= Heinrich von Poschinger =

German writer and historian (1845–1911)

Heinrich Joseph Karl Ludwig Ritter und Edler von Poschinger (31 August 1845, Munich, Germany - 10 August 1911, La Bollène, France) was a German writer and historian. A street in the Bismarckviertel quarter of Berlin-Steglitz is named after him.

==Life==
He was one of the Poschingers, an old Bavarian family descended from Joachim Poschinger (1523–1599), Lord of Zwieselau (Landkreis Regen) - the family is first documented in 1140. He studied law and philosophy in the Ludwig-Maximilians-Universität München and later moved to study the same subjects in Berlin. He then returned to Munich, where he graduated. In 1883 he married Margarethe (2 May 1861, Breslau - 1911, La Bollène), daughter of Jakob von Landau, a freiherr and member of the Privy Council of Commerce - she converted to Catholicism in 1883.

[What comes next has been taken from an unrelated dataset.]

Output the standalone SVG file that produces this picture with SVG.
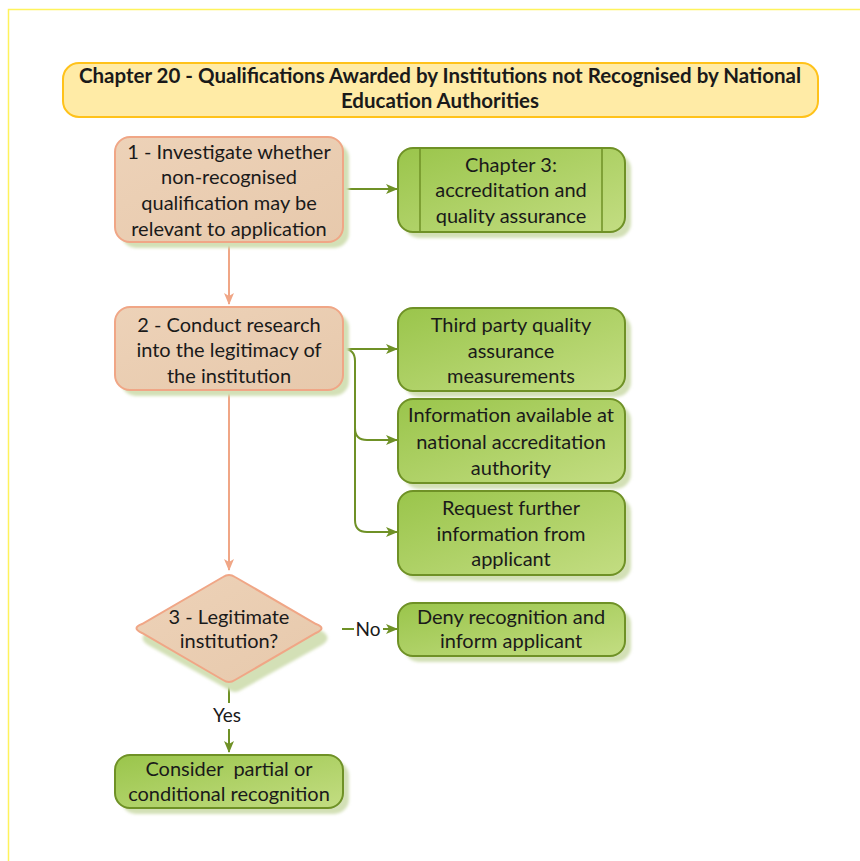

He immediately began a job in the Bavarian civil service. In 1876 he moved to the Reich Chancellery in Berlin and worked there until 1900, meeting Otto von Bismarck - he became known for publishing Bismarck's political files, letters and talks and writing papers on him as a diarist, economist, parliamentarian, federal councillor and diarist. He also dealt with the estate of president Otto Theodor von Manteuffel. After Bismarck's death, Poschinger left government service and returns to Nice, where he founded a German-language daily newspaper entitled Riviera-Tageblatt.

== Selected works ==
- Preußen im Bundestag 1851–1859
- Ein Achtundvierziger. Lothar Buchers Leben und Werk
- Die wirtschaftlichen Verträge Deutschlands (1890–1894, 3 Bd.).
- Die wirtschaftlichen Verträge Deutschlands München: Lindauer, 1870 - VIII, 270 S.